An Overview of "FedDC: Federated Learning with Non-IID Data via Local Drift Decoupling and Correction"
The paper introduces FedDC, a federated learning (FL) algorithm designed to address statistical heterogeneity issues inherent in FL systems. Federated learning allows multiple clients to collaboratively train a global model while maintaining data privacy by keeping the data localized. However, the performance and convergence of federated models are often impacted by non-IID (Independent and Identically Distributed) data distributions across different clients. FedDC aims to mitigate these challenges by employing a local drift decoupling and correction technique.
Problem Statement and Motivations
In federated learning, data heterogeneity among clients leads to inconsistent optimal local models that collectively hinder the convergence of the global model. Traditional approaches like FedAvg struggle with this issue as they are not inherently designed to handle non-IID data distributions. As clients optimize their local models independently, variations in data distribution can result in significant parameter drift, thereby slowing convergence or leading to sub-optimal global models.
Methodology: Local Drift Decoupling and Correction
FedDC addresses the core issue of local parameter drift by introducing auxiliary drift variables that learn and track the gap between local and global model parameters. The methodological innovations in FedDC include:
- Local Drift Tracking: Each client maintains an auxiliary variable to track the local drift, allowing better alignment between local and global parameters.
- Parameter Correction: Leveraging the drift variables to adjust local updates before aggregation. This correction step aims to bridge the gap caused by statistical heterogeneity.

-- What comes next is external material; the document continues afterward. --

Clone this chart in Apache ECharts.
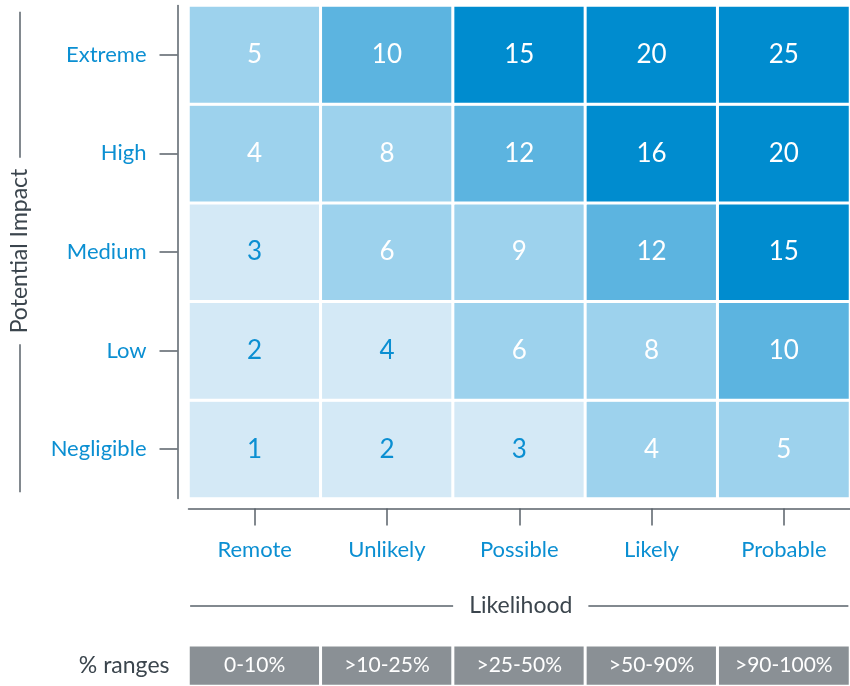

- Constrained Local Objectives: The local objective function incorporates a penalty term related to the drift, effectively balancing the local model updates with respect to the global model's parameter space.
The algorithm operates in rounds, where each client performs local updates by optimizing their models with respect to their drift-adjusted objectives. Following local training, clients send corrected updates to the server, where these are aggregated to update the global model.
Empirical Evaluation
The paper provides comprehensive empirical evaluations across various benchmarks, including MNIST, CIFAR10, and CIFAR100 datasets, employing scenarios with both IID and non-IID data distributions. These experiments demonstrate:
- Faster Convergence: FedDC consistently reaches target accuracy levels in fewer communication rounds compared to baselines like FedAvg, FedProx, and Scaffold.
- Improved Accuracy: The algorithm achieves better model performance across various settings, indicating its robustness to the statistical heterogeneity of client data.
- Scalability: FedDC performs well in both full and partial client participation scenarios, showcasing its applicability to practical federated learning deployments.
These results underscore the potential of FedDC in environments characterized by diverse data distributions, which is a common scenario in real-world federated deployments.
Implications and Future Directions
The introduction of FedDC represents a significant step towards enhancing federated learning systems' robustness to non-IID data distributions. By decoupling and correcting local drift, FedDC provides a methodological framework that can potentially be extended or combined with other optimization strategies to further enhance federated model performance.
Future research directions could explore the integration of adaptive optimizers within the FedDC framework or investigate the scalability of FedDC in massively distributed systems with limited computation resources. Additionally, extending this approach to encompass other federated learning challenges, such as communication efficiency and privacy-preserving mechanisms, could further strengthen the utility and adoption of federated learning models across industries.
In conclusion, FedDC offers a pragmatic solution to the pressing challenge of statistical heterogeneity in FL, enhancing convergence and model efficacy while respecting data privacy constraints.